Anointed Citizenship: Christianity and Border Crossers in Wartime South Korea
Wednesday, April 19, 2023
2:00 PM – 3:30 PM EDT
Hybrid Event
In Person, Room 505, Elliott School of International Affairs, George Washington University
Virtual via Zoom
Event Description
Who can become a good citizen? Why and how does religion determine the answer? These questions emerged with violent urgency in wartime South Korea at the height of American military and moral power on the peninsula. During the Korean War (1950–53), the moral politics of Christianity scripted an enduring pledge of allegiance for North Korean border crossers during their flight or defection to US-led “Free” South Korea. In this lecture, Park presents two wartime narratives of Christian border crossing from her book project: deliverance (refugees) and conversion (prisoners of war). She pivots from churches and revival tents to roadblocks and barbed wire guarded by the US military to show the intersection of war, religion, and empire, as the global Cold War engendered violent conditions of inclusion and exclusion across East Asia and beyond. By reexamining the “success” of Christianity in (South) Korea as a wartime story, Park’s research contributes to larger discussions of the role religion plays in the formation of modern nation-states and empires.
Speaker
Sandra Park is a Postdoctoral Fellow at the George Washington University Institute for Korean Studies (GWIKS). She is a historian of modern Korea, the US empire, and the global Cold War. Currently, she is working on a book manuscript, tentatively titled Anointed Citizenship: The Politics of Christian Border Crossing in Cold War Korea. Drawing on extensive archival research across government, military, and missionary archives, her book project examines the coherence of Christian moral politics as a pledge of allegiance for North Korean border crossers petitioning for citizenship in “Free” South Korea under the US military empire. Her project traces the cross-border movements of Christians and transpacific circulations of Christian political claims during and immediately after the Korean War, contributing to existing literatures on North Korean migrants and citizenship, religion and the global Cold War, and US-Korean relations in the twentieth century.
Moderator
Gregg A. Brazinsky is Professor of History and International Affairs and Deputy Director of GW Institute for Korean Studies.
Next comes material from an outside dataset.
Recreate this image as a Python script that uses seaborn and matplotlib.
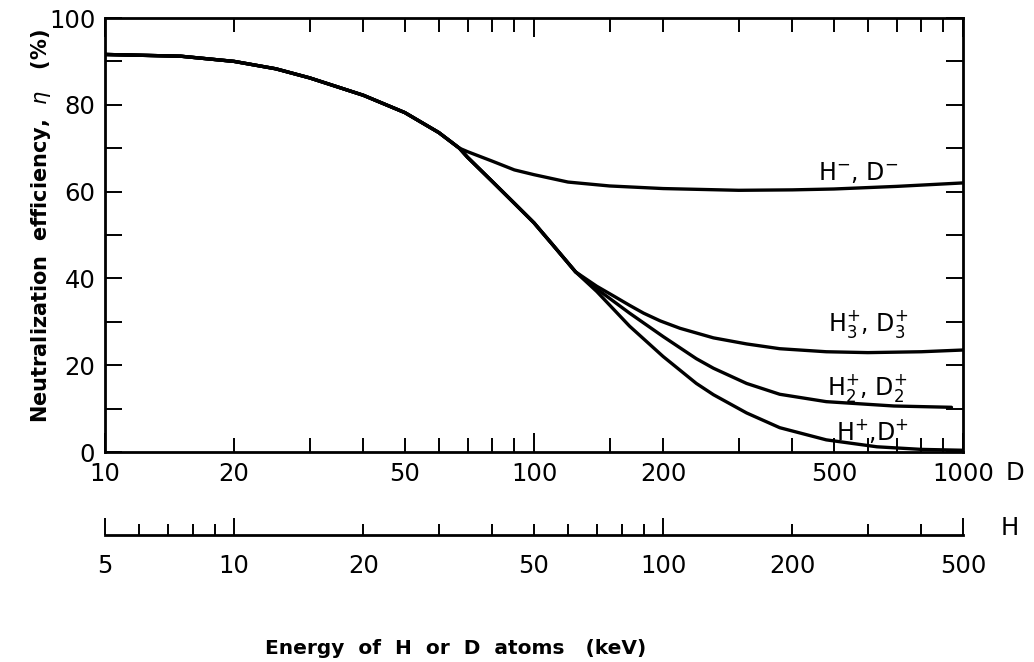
import matplotlib
matplotlib.use("Agg")
import matplotlib.pyplot as plt
import numpy as np
import pandas as pd
import seaborn as sns
from matplotlib.ticker import FixedLocator, FuncFormatter, NullFormatter

# ---------------- data (energy of D atoms in keV, efficiency in %) ----------------
beam_names = ["H-,D-", "H3+,D3+", "H2+,D2+", "H+,D+"]

energy_hminus = [10, 15, 20, 25, 30, 40, 50, 60, 67, 70, 80, 90, 100, 120, 150,
                 200, 300, 400, 500, 700, 1000]
eff_hminus = [91.6, 91.2, 90.0, 88.3, 86.2, 82.2, 78.2, 73.6, 70.0, 69.2, 67.0, 65.0,
              63.9, 62.2, 61.3, 60.7, 60.3, 60.4, 60.6, 61.2, 62.0]

energy_h3 = [10, 15, 20, 25, 30, 40, 50, 60, 67, 70, 80, 90, 100, 110, 125, 140, 153,
             167, 180, 197, 219, 262, 313, 374, 480, 600, 800, 1000]
eff_h3 = [91.6, 91.2, 90.0, 88.3, 86.2, 82.2, 78.2, 73.6, 70.0, 67.9, 62.3, 57.3, 52.8,
          48.0, 41.5, 38.2, 36.0, 33.8, 32.0, 30.2, 28.5, 26.3, 24.9, 23.8, 23.1, 22.9,
          23.1, 23.5]

energy_h2 = [10, 15, 20, 25, 30, 40, 50, 60, 67, 70, 80, 90, 100, 110, 125, 140, 167,
             200, 239, 262, 313, 374, 480, 690, 940]
eff_h2 = [91.6, 91.2, 90.0, 88.3, 86.2, 82.2, 78.2, 73.6, 70.0, 67.9, 62.3, 57.3, 52.8,
          48.0, 41.5, 37.6, 32.0, 26.6, 21.5, 19.3, 15.8, 13.3, 11.6, 10.6, 10.3]

energy_h1 = [10, 15, 20, 25, 30, 40, 50, 60, 67, 70, 80, 90, 100, 110, 125, 140, 167,
             200, 239, 262, 313, 374, 480, 630, 800, 1000]
eff_h1 = [91.6, 91.2, 90.0, 88.3, 86.2, 82.2, 78.2, 73.6, 70.0, 67.9, 62.3, 57.3, 52.8,
          48.0, 41.5, 37.0, 29.0, 22.0, 15.8, 13.2, 9.0, 5.6, 2.8, 1.2, 0.6, 0.4]

curve_labels = [r"H$^{-}$, D$^{-}$", r"H$_3^{+}$, D$_3^{+}$",
                r"H$_2^{+}$, D$_2^{+}$", r"H$^{+}$,D$^{+}$"]

d_major = [10, 100, 1000]
d_minor = [20, 30, 40, 50, 60, 70, 80, 90, 150, 200, 300, 400, 500, 600, 700, 800, 900]
d_labels = [10, 20, 50, 100, 200, 500, 1000]

h_major = [5, 10, 100, 500]
h_minor = [6, 7, 8, 9, 20, 30, 40, 50, 60, 70, 80, 90, 200, 300, 400]
h_labels = [5, 10, 20, 50, 100, 200, 500]

y_major = [0, 20, 40, 60, 80, 100]
y_minor = [10, 30, 50, 70, 90]

# ---------------- style ----------------
sns.set_style("ticks")
plt.rcParams["font.family"] = ["DejaVu Sans"]
plt.rcParams["mathtext.fontset"] = "dejavusans"
plt.rcParams["text.color"] = "black"
plt.rcParams["axes.labelcolor"] = "black"
plt.rcParams["xtick.color"] = "black"
plt.rcParams["ytick.color"] = "black"

frames = []
for name, e, v in zip(beam_names,
                      [energy_hminus, energy_h3, energy_h2, energy_h1],
                      [eff_hminus, eff_h3, eff_h2, eff_h1]):
    frames.append(pd.DataFrame({"energy": e, "eff": v, "beam": name}))
df = pd.concat(frames, ignore_index=True)

fig = plt.figure(figsize=(10.34, 6.62), dpi=100)
ax = fig.add_axes([105 / 1034, 1 - 452 / 662, 858 / 1034, 434 / 662])

sns.lineplot(data=df, x="energy", y="eff", units="beam", estimator=None,
             color="black", linewidth=2.4, sort=False, ax=ax, legend=False)

ax.set_xscale("log")
ax.set_xlim(10, 1000)
ax.set_ylim(0, 100)

ax.xaxis.set_major_locator(FixedLocator(d_major))
ax.xaxis.set_minor_locator(FixedLocator(d_minor))
fmt_d = FuncFormatter(lambda v, p: f"{v:g}" if any(abs(v - l) < 1e-6 for l in d_labels) else "")
ax.xaxis.set_major_formatter(fmt_d)
ax.xaxis.set_minor_formatter(fmt_d)
ax.yaxis.set_major_locator(FixedLocator(y_major))
ax.yaxis.set_minor_locator(FixedLocator(y_minor))
ax.yaxis.set_minor_formatter(NullFormatter())

for s in ax.spines.values():
    s.set_visible(True)
    s.set_linewidth(2.0)
    s.set_color("black")

ax.tick_params(axis="x", which="both", direction="in", top=True, bottom=True,
               labelsize=17.5, pad=7, width=1.4, colors="black")
ax.tick_params(axis="x", which="major", length=14)
ax.tick_params(axis="x", which="minor", length=10)
ax.tick_params(axis="y", which="both", direction="in", left=True, right=True,
               labelsize=17.5, pad=7, width=1.4, length=12, colors="black")

ax.set_xlabel("Energy  of  H  or  D  atoms   (keV)", fontsize=14.5,
              fontweight="bold")
ax.xaxis.set_label_coords(0.409, -0.43)
ax.set_ylabel(r"Neutralization  efficiency,  $\eta$   (%)", fontsize=15,
              fontweight="bold")
ax.yaxis.set_label_coords(-0.061, 0.52)

# secondary H scale (H energy = D energy / 2)
sec = ax.secondary_xaxis(-0.191, functions=(lambda d: d / 2.0, lambda h: h * 2.0))
sec.xaxis.set_major_locator(FixedLocator(h_major))
sec.xaxis.set_minor_locator(FixedLocator(h_minor))
fmt_h = FuncFormatter(lambda v, p: f"{v:g}" if any(abs(v - l) < 1e-6 for l in h_labels) else "")
sec.xaxis.set_major_formatter(fmt_h)
sec.xaxis.set_minor_formatter(fmt_h)
sec.tick_params(axis="x", which="both", direction="in", labelsize=17.5, pad=14,
                width=1.4, colors="black")
sec.tick_params(axis="x", which="major", length=12)
sec.tick_params(axis="x", which="minor", length=8)
for s in sec.spines.values():
    s.set_linewidth(2.0)
    s.set_color("black")

# axis names D and H
ax.text(1.0606, -0.048, "D", transform=ax.transAxes, ha="center", va="center",
        fontsize=17.5)
ax.text(1.0548, -0.175, "H", transform=ax.transAxes, ha="center", va="center",
        fontsize=17.5)

# curve labels
label_x = [569, 601, 596, 614]
label_y = [62.7, 27.9, 13.1, 2.8]
for t, lx, ly in zip(curve_labels, label_x, label_y):
    ax.text(lx, ly, t, ha="center", va="baseline", fontsize=17)

fig.savefig("out.png", dpi=100, facecolor="white")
His research seeks to understand the diverse and multi-faceted interactions among East Asian states and between Asia and the United States. He is the author of Nation Building in South Korea: Koreans, Americans, and the Making of a Democracy (University of North Carolina Press, 2007) and Winning the Third World: Sino-American Rivalry during the Cold War (University of North Carolina Press, 2017). He served as Interim Director of the GW Institute for Korean Studies during the Spring 2017 semester.